- _DIRECTIVE_
All of the lines below are to be transcribed faithfully, with pictures excluded from the copy.

- _INFORMATION SUPPLIED_
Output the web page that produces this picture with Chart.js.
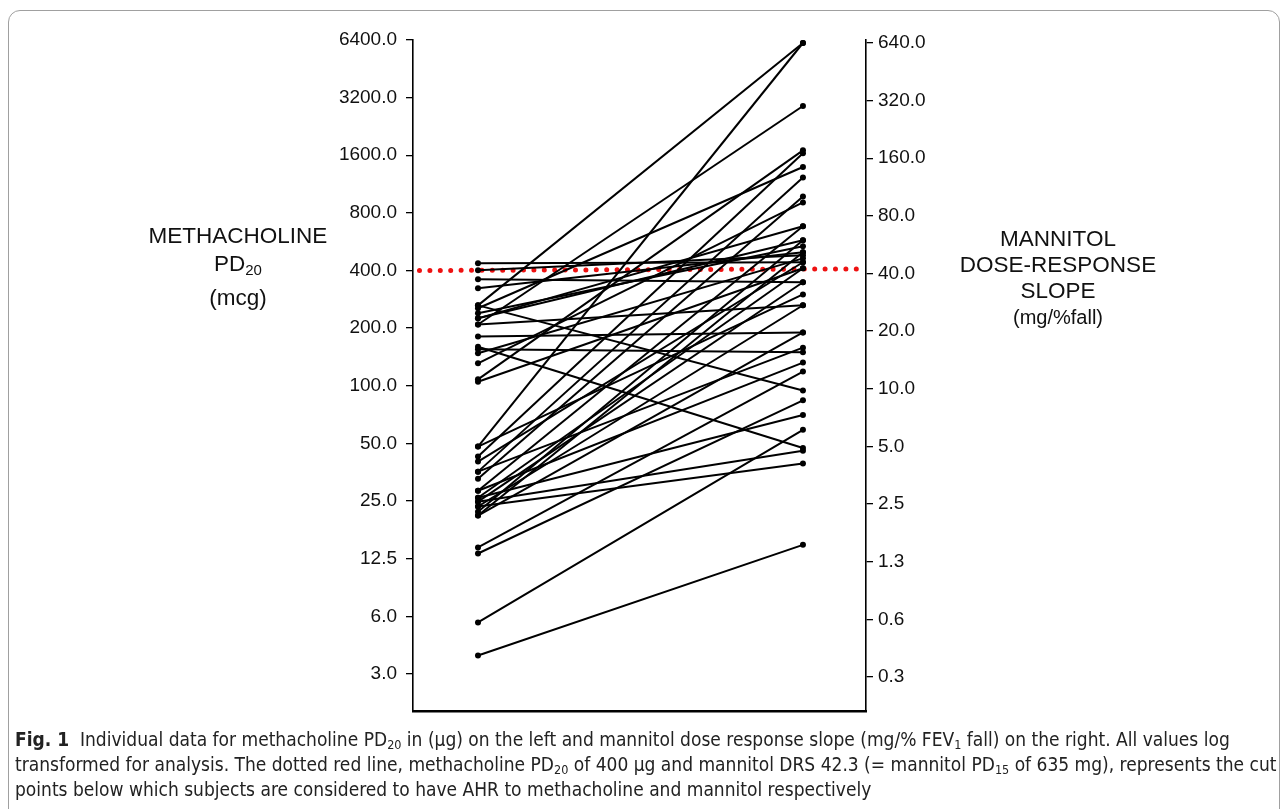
<!DOCTYPE html>
<html>
<head>
<meta charset="utf-8">
<script src="https://cdn.jsdelivr.net/npm/chart.js@4.4.0/dist/chart.umd.min.js"></script>
<style>
  body { margin: 0; background: #fff; width: 1284px; height: 809px; overflow: hidden; position: relative; font-family: "Liberation Sans", Arial, sans-serif; }
  #frame { position: absolute; left: 8px; top: 10px; width: 1270px; height: 830px; border: 1px solid #a0a0a0; border-radius: 12px; }
  #wrap { position: absolute; left: 0; top: 0; width: 1284px; height: 809px; }
  .ttl { position: absolute; text-align: center; color: #111; font-size: 22.5px; line-height: 26px; white-space: nowrap; }
  .ttl sub { font-size: 15px; vertical-align: -4px; line-height: 0; }
  #caption { position: absolute; left: 15px; top: 727px; font-family: "Liberation Sans Narrow", "DejaVu Sans Condensed", sans-serif; font-size: 19px; line-height: 25px; color: #222; white-space: nowrap; }
  #caption sub { font-size: 12.5px; vertical-align: -3px; line-height: 0; }
</style>
</head>
<body>
<div id="frame"></div>
<div id="wrap"><canvas id="chart" width="1284" height="809"></canvas></div>

<div class="ttl" style="left:128px; top:223px; width:220px;">METHACHOLINE</div>
<div class="ttl" style="left:128px; top:251px; width:220px;">PD<sub>20</sub></div>
<div class="ttl" style="left:128px; top:285px; width:220px;">(mcg)</div>
<div class="ttl" style="left:938px; top:226px; width:240px;">MANNITOL<br>DOSE-RESPONSE<br>SLOPE<br><span style="font-size:20px">(mg/%fall)</span></div>

<div id="caption">
<b>Fig. 1</b>&nbsp; Individual data for methacholine PD<sub>20</sub> in (µg) on the left and mannitol dose response slope (mg/% FEV<sub>1</sub> fall) on the right. All values log<br>
transformed for analysis. The dotted red line, methacholine PD<sub>20</sub> of 400 µg and mannitol DRS 42.3 (= mannitol PD<sub>15</sub> of 635 mg), represents the cut<br>
points below which subjects are considered to have AHR to methacholine and mannitol respectively
</div>

<script>
// one entry per subject: left = methacholine PD20 (mcg), right = mannitol DRS (mg/%fall)
var methacholinePD20 = [436, 401, 360, 323, 263, 263, 254, 239, 225, 225,
                        209, 209, 181, 160, 155, 148, 131, 108, 105, 48.1,
                        48.1, 42.7, 40.2, 35.6, 35.6, 32.7, 28.3, 28.3, 26.0, 26.0,
                        24.8, 24.8, 23.4, 23.4, 22.0, 21.0, 21.0, 14.3, 13.3, 5.8, 3.9];
var mannitolDRS      = [45.8, 49.8, 36.0, 51.6, 640, 9.8, 144, 55.5, 59.7, 70.6,
                        300, 27.3, 19.7, 4.9, 15.5, 48.0, 94, 176, 42.6, 640,
                        31.1, 170, 45.8, 127, 16.4, 101, 70.6, 13.7, 42.6, 7.3,
                        36.0, 4.75, 27.3, 4.07, 59.7, 51.6, 19.7, 12.3, 8.7, 6.1, 1.53];

var cutMethacholine = 400;
var cutMannitol = 42.3;

var leftTickValues = [3.125, 6.25, 12.5, 25, 50, 100, 200, 400, 800, 1600, 3200, 6400];
var leftTickLabels = ['3.0', '6.0', '12.5', '25.0', '50.0', '100.0', '200.0', '400.0', '800.0', '1600.0', '3200.0', '6400.0'];
var rightTickValues = [0.3125, 0.625, 1.25, 2.5, 5, 10, 20, 40, 80, 160, 320, 640];
var rightTickLabels = ['0.3', '0.6', '1.3', '2.5', '5.0', '10.0', '20.0', '40.0', '80.0', '160.0', '320.0', '640.0'];

// axis ranges
var leftMin = 2.0, leftMax = 6400;
var rightMax = 663.5;
var rightToLeft = leftMax / rightMax;   // right values are drawn on the left scale
var rightMin = leftMin / rightToLeft;

var xLeft = 1, xRight = 2;

var datasets = [];
for (let i = 0; i < methacholinePD20.length; i++) {
  datasets.push({
    data: [{x: xLeft, y: methacholinePD20[i]}, {x: xRight, y: mannitolDRS[i] * rightToLeft}],
    borderColor: '#000',
    borderWidth: 2,
    pointRadius: 3,
    pointBackgroundColor: '#000',
    pointBorderWidth: 0,
    yAxisID: 'y'
  });
}
// cut line
datasets.push({
  data: [{x: 0.82, y: cutMethacholine}, {x: 2.18, y: cutMannitol * rightToLeft}],
  borderColor: '#ee1111',
  borderWidth: 5,
  borderDash: [0, 10.4],
  borderCapStyle: 'round',
  pointRadius: 0,
  yAxisID: 'y'
});

var tickFont = {family: "'Liberation Sans', Arial, sans-serif", size: 19};

new Chart(document.getElementById('chart'), {
  type: 'line',
  data: {datasets: datasets},
  options: {
    responsive: false,
    animation: false,
    events: [],
    layout: {padding: {top: 40, left: 0, right: 0, bottom: 0}},
    plugins: {legend: {display: false}, tooltip: {enabled: false}},
    scales: {
      x: {
        type: 'linear',
        min: 0.8, max: 2.194,
        ticks: {display: false},
        grid: {display: false, drawTicks: false},
        border: {display: true, color: '#000', width: 2.4},
        afterFit: function(s) { s.height = 809 - 40 - 671; }
      },
      y: {
        type: 'logarithmic',
        position: 'left',
        min: leftMin, max: leftMax,
        afterBuildTicks: function(s) { s.ticks = leftTickValues.map(v => ({value: v})); },
        ticks: {
          color: '#111', font: tickFont, padding: 9,
          callback: function(v, idx) { return leftTickLabels[idx]; }
        },
        grid: {display: true, drawOnChartArea: false, drawTicks: true, tickLength: 7, color: '#000', lineWidth: 1.3},
        border: {display: true, color: '#000', width: 1.6},
        afterFit: function(s) { s.width = 413; }
      },
      y2: {
        type: 'logarithmic',
        position: 'right',
        min: rightMin, max: rightMax,
        afterBuildTicks: function(s) { s.ticks = rightTickValues.map(v => ({value: v})); },
        ticks: {
          color: '#111', font: tickFont, padding: 5,
          callback: function(v, idx) { return rightTickLabels[idx]; }
        },
        grid: {display: true, drawOnChartArea: false, drawTicks: true, tickLength: 7, color: '#000', lineWidth: 1.3},
        border: {display: true, color: '#000', width: 1.6},
        afterFit: function(s) { s.width = 1284 - 866; }
      }
    }
  }
});
</script>
</body>
</html>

- _THE ANSWER_
Output the web page that produces this picture with Chart.js.
<!DOCTYPE html>
<html>
<head>
<meta charset="utf-8">
<script src="https://cdn.jsdelivr.net/npm/chart.js@4.4.0/dist/chart.umd.min.js"></script>
<style>
  body { margin: 0; background: #fff; width: 1284px; height: 809px; overflow: hidden; position: relative; font-family: "Liberation Sans", Arial, sans-serif; }
  #frame { position: absolute; left: 8px; top: 10px; width: 1270px; height: 830px; border: 1px solid #a0a0a0; border-radius: 12px; }
  #wrap { position: absolute; left: 0; top: 0; width: 1284px; height: 809px; }
  .ttl { position: absolute; text-align: center; color: #111; font-size: 22.5px; line-height: 26px; white-space: nowrap; }
  .ttl sub { font-size: 15px; vertical-align: -4px; line-height: 0; }
  #caption { position: absolute; left: 15px; top: 727px; font-family: "Liberation Sans Narrow", "DejaVu Sans Condensed", sans-serif; font-size: 19px; line-height: 25px; color: #222; white-space: nowrap; }
  #caption sub { font-size: 12.5px; vertical-align: -3px; line-height: 0; }
</style>
</head>
<body>
<div id="frame"></div>
<div id="wrap"><canvas id="chart" width="1284" height="809"></canvas></div>

<div class="ttl" style="left:128px; top:223px; width:220px;">METHACHOLINE</div>
<div class="ttl" style="left:128px; top:251px; width:220px;">PD<sub>20</sub></div>
<div class="ttl" style="left:128px; top:285px; width:220px;">(mcg)</div>
<div class="ttl" style="left:938px; top:226px; width:240px;">MANNITOL<br>DOSE-RESPONSE<br>SLOPE<br><span style="font-size:20px">(mg/%fall)</span></div>

<div id="caption">
<b>Fig. 1</b>&nbsp; Individual data for methacholine PD<sub>20</sub> in (µg) on the left and mannitol dose response slope (mg/% FEV<sub>1</sub> fall) on the right. All values log<br>
transformed for analysis. The dotted red line, methacholine PD<sub>20</sub> of 400 µg and mannitol DRS 42.3 (= mannitol PD<sub>15</sub> of 635 mg), represents the cut<br>
points below which subjects are considered to have AHR to methacholine and mannitol respectively
</div>

<script>
// one entry per subject: left = methacholine PD20 (mcg), right = mannitol DRS (mg/%fall)
var methacholinePD20 = [436, 401, 360, 323, 263, 263, 254, 239, 225, 225,
                        209, 209, 181, 160, 155, 148, 131, 108, 105, 48.1,
                        48.1, 42.7, 40.2, 35.6, 35.6, 32.7, 28.3, 28.3, 26.0, 26.0,
                        24.8, 24.8, 23.4, 23.4, 22.0, 21.0, 21.0, 14.3, 13.3, 5.8, 3.9];
var mannitolDRS      = [45.8, 49.8, 36.0, 51.6, 640, 9.8, 144, 55.5, 59.7, 70.6,
                        300, 27.3, 19.7, 4.9, 15.5, 48.0, 94, 176, 42.6, 640,
                        31.1, 170, 45.8, 127, 16.4, 101, 70.6, 13.7, 42.6, 7.3,
                        36.0, 4.75, 27.3, 4.07, 59.7, 51.6, 19.7, 12.3, 8.7, 6.1, 1.53];

var cutMethacholine = 400;
var cutMannitol = 42.3;

var leftTickValues = [3.125, 6.25, 12.5, 25, 50, 100, 200, 400, 800, 1600, 3200, 6400];
var leftTickLabels = ['3.0', '6.0', '12.5', '25.0', '50.0', '100.0', '200.0', '400.0', '800.0', '1600.0', '3200.0', '6400.0'];
var rightTickValues = [0.3125, 0.625, 1.25, 2.5, 5, 10, 20, 40, 80, 160, 320, 640];
var rightTickLabels = ['0.3', '0.6', '1.3', '2.5', '5.0', '10.0', '20.0', '40.0', '80.0', '160.0', '320.0', '640.0'];

// axis ranges
var leftMin = 2.0, leftMax = 6400;
var rightMax = 663.5;
var rightToLeft = leftMax / rightMax;   // right values are drawn on the left scale
var rightMin = leftMin / rightToLeft;

var xLeft = 1, xRight = 2;

var datasets = [];
for (let i = 0; i < methacholinePD20.length; i++) {
  datasets.push({
    data: [{x: xLeft, y: methacholinePD20[i]}, {x: xRight, y: mannitolDRS[i] * rightToLeft}],
    borderColor: '#000',
    borderWidth: 2,
    pointRadius: 3,
    pointBackgroundColor: '#000',
    pointBorderWidth: 0,
    yAxisID: 'y'
  });
}
// cut line
datasets.push({
  data: [{x: 0.82, y: cutMethacholine}, {x: 2.18, y: cutMannitol * rightToLeft}],
  borderColor: '#ee1111',
  borderWidth: 5,
  borderDash: [0, 10.4],
  borderCapStyle: 'round',
  pointRadius: 0,
  yAxisID: 'y'
});

var tickFont = {family: "'Liberation Sans', Arial, sans-serif", size: 19};

new Chart(document.getElementById('chart'), {
  type: 'line',
  data: {datasets: datasets},
  options: {
    responsive: false,
    animation: false,
    events: [],
    layout: {padding: {top: 40, left: 0, right: 0, bottom: 0}},
    plugins: {legend: {display: false}, tooltip: {enabled: false}},
    scales: {
      x: {
        type: 'linear',
        min: 0.8, max: 2.194,
        ticks: {display: false},
        grid: {display: false, drawTicks: false},
        border: {display: true, color: '#000', width: 2.4},
        afterFit: function(s) { s.height = 809 - 40 - 671; }
      },
      y: {
        type: 'logarithmic',
        position: 'left',
        min: leftMin, max: leftMax,
        afterBuildTicks: function(s) { s.ticks = leftTickValues.map(v => ({value: v})); },
        ticks: {
          color: '#111', font: tickFont, padding: 9,
          callback: function(v, idx) { return leftTickLabels[idx]; }
        },
        grid: {display: true, drawOnChartArea: false, drawTicks: true, tickLength: 7, color: '#000', lineWidth: 1.3},
        border: {display: true, color: '#000', width: 1.6},
        afterFit: function(s) { s.width = 413; }
      },
      y2: {
        type: 'logarithmic',
        position: 'right',
        min: rightMin, max: rightMax,
        afterBuildTicks: function(s) { s.ticks = rightTickValues.map(v => ({value: v})); },
        ticks: {
          color: '#111', font: tickFont, padding: 5,
          callback: function(v, idx) { return rightTickLabels[idx]; }
        },
        grid: {display: true, drawOnChartArea: false, drawTicks: true, tickLength: 7, color: '#000', lineWidth: 1.3},
        border: {display: true, color: '#000', width: 1.6},
        afterFit: function(s) { s.width = 1284 - 866; }
      }
    }
  }
});
</script>
</body>
</html>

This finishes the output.